Setup / Configuration
Windows 7+, macOS 10.11+ and most mobile operating systems have native support for IPSec with IKEv2.
Stability / Compatibility
IPSec is more complex than OpenVPN and can require additional configuration between devices behind NAT routers. However as long as both the server and client support NAT traversal there shouldn’t be any issues.
Verdict
IKEv2 is an excellent choice, it is extremely fast, secure and reliable. In addition unlike OpenVPN it requires no additional software to be installed (in most cases) and is therefor the quickest to configure. If you have a threat model that includes sophisticated adversaries then you may want to consider OpenVPN due to the leaked NSA presentations discussed above.
OpenVPN
Intro
Open-source VPN protocol developed by OpenVPN technologies. Very popular however not based on standards (RFC). Uses a custom security protocol and SSL/TLS for key exchange. Provides full confidentiality, authentication and integrity.
Encryption
OpenVPN uses the OpenSSL library to provide encryption.
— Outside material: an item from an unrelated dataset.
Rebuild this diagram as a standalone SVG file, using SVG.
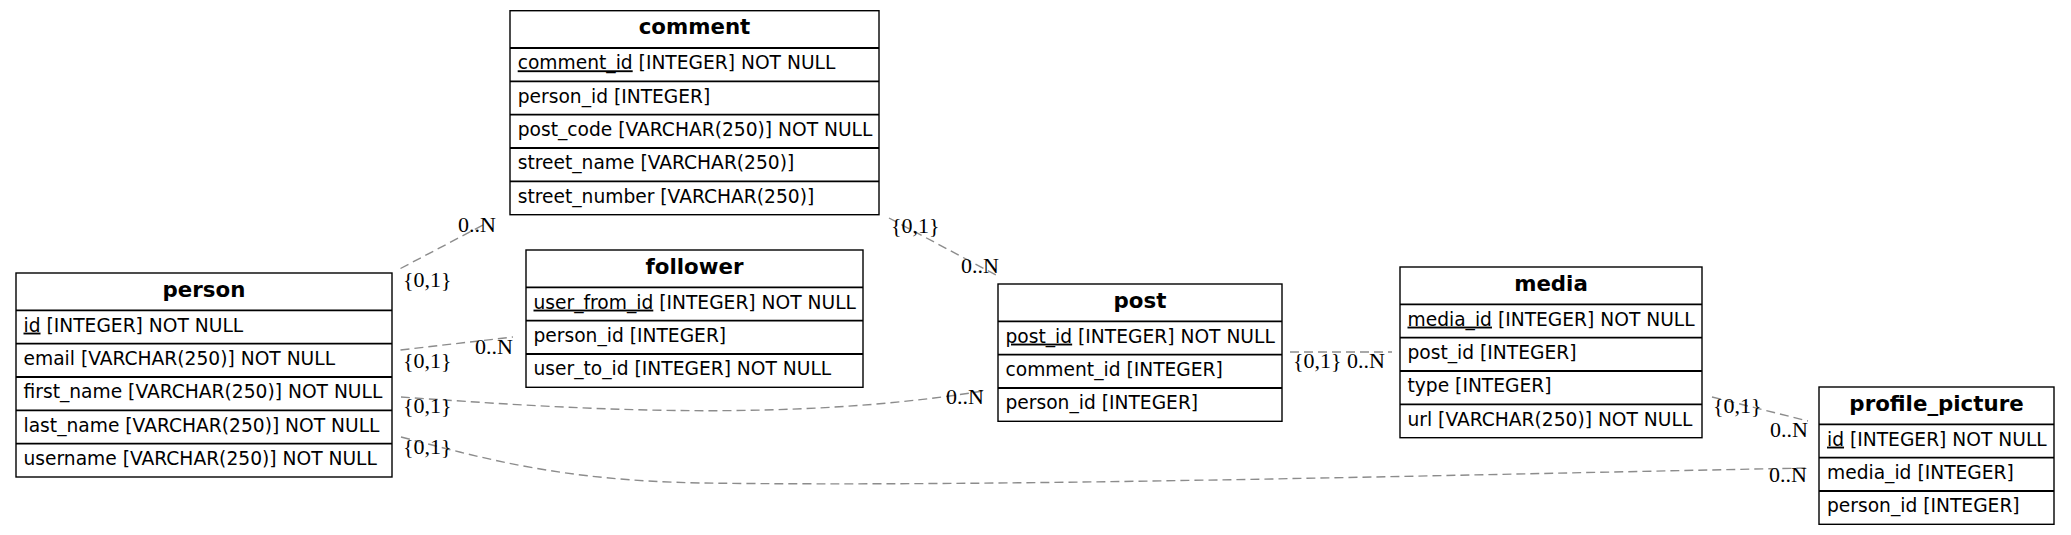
<svg xmlns="http://www.w3.org/2000/svg" width="2071" height="535" viewBox="0 0 2071 535">
<style>
.box{fill:#fff;stroke:#000;stroke-width:1.4}
.sep{stroke:#000;stroke-width:1.8}
.hdr{font-family:"DejaVu Sans",Verdana,sans-serif;font-weight:bold;font-size:21.33px;text-anchor:middle;fill:#000}
.col{font-family:"DejaVu Sans",Verdana,sans-serif;font-size:18.67px;fill:#000}
.pk{text-decoration:underline}
.lbl{font-family:"Liberation Serif","Times New Roman",serif;font-size:22px;fill:#000}
.edge{fill:none;stroke:#8c8c8c;stroke-width:1.4;stroke-dasharray:9,5}
</style>
<rect width="2071" height="535" fill="#fff"/>
<g id="connectors">
<path class="edge" d="M400.5,268.5 L487,223"/>
<path class="edge" d="M400.5,350 L513,337"/>
<path class="edge" d="M401,397 C560,408 780,424 983,391"/>
<path class="edge" d="M401,437 C490,460 560,480 700,483 C1000,487 1400,476 1808,468"/>
<path class="edge" d="M889,218 L996,275"/>
<path class="edge" d="M1290,352 L1392,352"/>
<path class="edge" d="M1712,397 L1808,421"/>
<text class="lbl" x="403" y="287">{0,1}</text>
<text class="lbl" x="458" y="232">0..N</text>
<text class="lbl" x="403" y="368">{0,1}</text>
<text class="lbl" x="475" y="354">0..N</text>
<text class="lbl" x="403" y="413">{0,1}</text>
<text class="lbl" x="946" y="404">0..N</text>
<text class="lbl" x="403" y="454">{0,1}</text>
<text class="lbl" x="1769" y="482">0..N</text>
<text class="lbl" x="891" y="233">{0,1}</text>
<text class="lbl" x="961" y="273">0..N</text>
<text class="lbl" x="1293" y="368">{0,1}</text>
<text class="lbl" x="1347" y="368">0..N</text>
<text class="lbl" x="1713" y="413">{0,1}</text>
<text class="lbl" x="1770" y="437">0..N</text>
</g>
<g id="person">
<rect class="box" x="16" y="273" width="376" height="204"/>
<path class="sep" d="M16,310.3H392M16,343.7H392M16,377H392M16,410.3H392M16,443.7H392"/>
<text class="hdr" x="204" y="296.6">person</text>
<text class="col" x="23.5" y="331.6"><tspan class="pk">id</tspan> [INTEGER] NOT NULL</text>
<text class="col" x="23.5" y="365">email [VARCHAR(250)] NOT NULL</text>
<text class="col" x="23.5" y="398.3">first_name [VARCHAR(250)] NOT NULL</text>
<text class="col" x="23.5" y="431.6">last_name [VARCHAR(250)] NOT NULL</text>
<text class="col" x="23.5" y="465">username [VARCHAR(250)] NOT NULL</text>
</g>
<g id="comment">
<rect class="box" x="510" y="10.7" width="369" height="204"/>
<path class="sep" d="M510,48H879M510,81.3H879M510,114.7H879M510,148H879M510,181.3H879"/>
<text class="hdr" x="694.5" y="34.3">comment</text>
<text class="col" x="517.7" y="69.3"><tspan class="pk">comment_id</tspan> [INTEGER] NOT NULL</text>
<text class="col" x="517.7" y="102.6">person_id [INTEGER]</text>
<text class="col" x="517.7" y="136">post_code [VARCHAR(250)] NOT NULL</text>
<text class="col" x="517.7" y="169.3">street_name [VARCHAR(250)]</text>
<text class="col" x="517.7" y="202.6">street_number [VARCHAR(250)]</text>
</g>
<g id="follower">
<rect class="box" x="526" y="250" width="337" height="137.3"/>
<path class="sep" d="M526,287.3H863M526,320.7H863M526,354H863"/>
<text class="hdr" x="694.5" y="273.6">follower</text>
<text class="col" x="533.5" y="308.6"><tspan class="pk">user_from_id</tspan> [INTEGER] NOT NULL</text>
<text class="col" x="533.5" y="342">person_id [INTEGER]</text>
<text class="col" x="533.5" y="375.3">user_to_id [INTEGER] NOT NULL</text>
</g>
<g id="post">
<rect class="box" x="998" y="284" width="284" height="137.3"/>
<path class="sep" d="M998,321.3H1282M998,354.7H1282M998,388H1282"/>
<text class="hdr" x="1140" y="307.6">post</text>
<text class="col" x="1005.5" y="342.6"><tspan class="pk">post_id</tspan> [INTEGER] NOT NULL</text>
<text class="col" x="1005.5" y="376">comment_id [INTEGER]</text>
<text class="col" x="1005.5" y="409.3">person_id [INTEGER]</text>
</g>
<g id="media">
<rect class="box" x="1400" y="267" width="302" height="170.7"/>
<path class="sep" d="M1400,304.3H1702M1400,337.7H1702M1400,371H1702M1400,404.3H1702"/>
<text class="hdr" x="1551" y="290.6">media</text>
<text class="col" x="1407.5" y="325.6"><tspan class="pk">media_id</tspan> [INTEGER] NOT NULL</text>
<text class="col" x="1407.5" y="359">post_id [INTEGER]</text>
<text class="col" x="1407.5" y="392.3">type [INTEGER]</text>
<text class="col" x="1407.5" y="425.6">url [VARCHAR(250)] NOT NULL</text>
</g>
<g id="profile_picture">
<rect class="box" x="1819" y="387" width="235" height="137.3"/>
<path class="sep" d="M1819,424.3H2054M1819,457.7H2054M1819,491H2054"/>
<text class="hdr" x="1936.5" y="410.6">profile_picture</text>
<text class="col" x="1827" y="445.6"><tspan class="pk">id</tspan> [INTEGER] NOT NULL</text>
<text class="col" x="1827" y="479">media_id [INTEGER]</text>
<text class="col" x="1827" y="512.3">person_id [INTEGER]</text>
</g>
</svg>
OpenSSL implements a large number of cryptographic algorithms such as 3DES, AES, RC5, Blowfish.
As with IKEv2, YVPN implements AES with 256 bit keys.
Security weaknesses
OpenVPN has no known major vulnerabilities and is generally considered secure when implemented using a secure encryption algorithm and certificates for authentication.
Speed
When used in its default UDP mode on a reliable network OpenVPN performs similarly to IKEv2.
Firewall ports
OpenVPN can be easily configured to run on any port using either UDP or TCP thereby easily bypassing restrictive firewalls.
Setup / Configuration
OpenVPN is not included in any operating system release and requires the installation of client software. Installation typically takes less than 5 minutes.
Stability / Compatibility
Very stable and fast over wireless, cellular and other non reliable networks where packet loss and congestion is common. OpenVPN has a TCP mode for highly unreliable connections but this mode sacrifices significant performance due to the inefficiency of encapsulating TCP within TCP.
Verdict
OpenVPN is an excellent choice for all platforms. It is extremely fast, secure and reliable.
WireGuard
Intro
WireGuard® is an extremely fast VPN protocol with very little overhead and state-of-the-art cryptography. It has the potential to offer a simpler, more secure, more efficient, and easier to use VPN over existing technologies.
Encryption
Built atop ChaCha20 for symmetric encryption (RFC7539), Curve25519 for Elliptic-curve Diffie–Hellman (ECDH) anonymous key agreement, BLAKE2s for hashing (RFC7693), SipHash24 for hashtable keys, and HKDF for key derivation (RFC5869). Makes use of a UDP-based handshake and the key exchange uses perfect forward secrecy while avoiding both key-compromise impersonation and replay attacks.
Security weaknesses
WireGuard® has no known major vulnerabilities. It is relatively new and has not seen the thorough vetting of OpenVPN, though the code-base is extremely small, so full audits are possible by individuals and not just large organizations. WireGuard® is in-tree with Linux Kernel 5.6 and has been reviewed by a 3rd party auditor.
Speed
WireGuard® benefits from extremely high-speed cryptographic primitives and deep integration with underlying operating system kernel, so speeds are very high with low overhead. Most customers report higher speeds than OpenVPN.
Firewall ports
WireGuard® uses the UDP protocol and can be configured to use any port. May succumb to traffic shaping more easily than OpenVPN due to lack of support for TCP.
Setup / Configuration
WireGuard® is in-tree with Linux Kernel 5.6. Other non-linux operating systems require the installation of a WireGuard® client app. Installation typically takes less than 5 minutes.
Stability / Compatibility
Extremely stable and robust. More stable than OpenVPN when roaming across networks. Uses an initial endpoint for connections and can switch servers while maintaining the connection. Client can also change networks without dropping the connection.
Verdict
WireGuard® is an excellent choice and may be the best protocol for high speeds. WireGuard® promises better security and faster speeds compared to existing solutions. Since its merge into Linux Kernel (v5.6) and the release of v1.0, we consider WireGuard® to be ready for wide-scale use.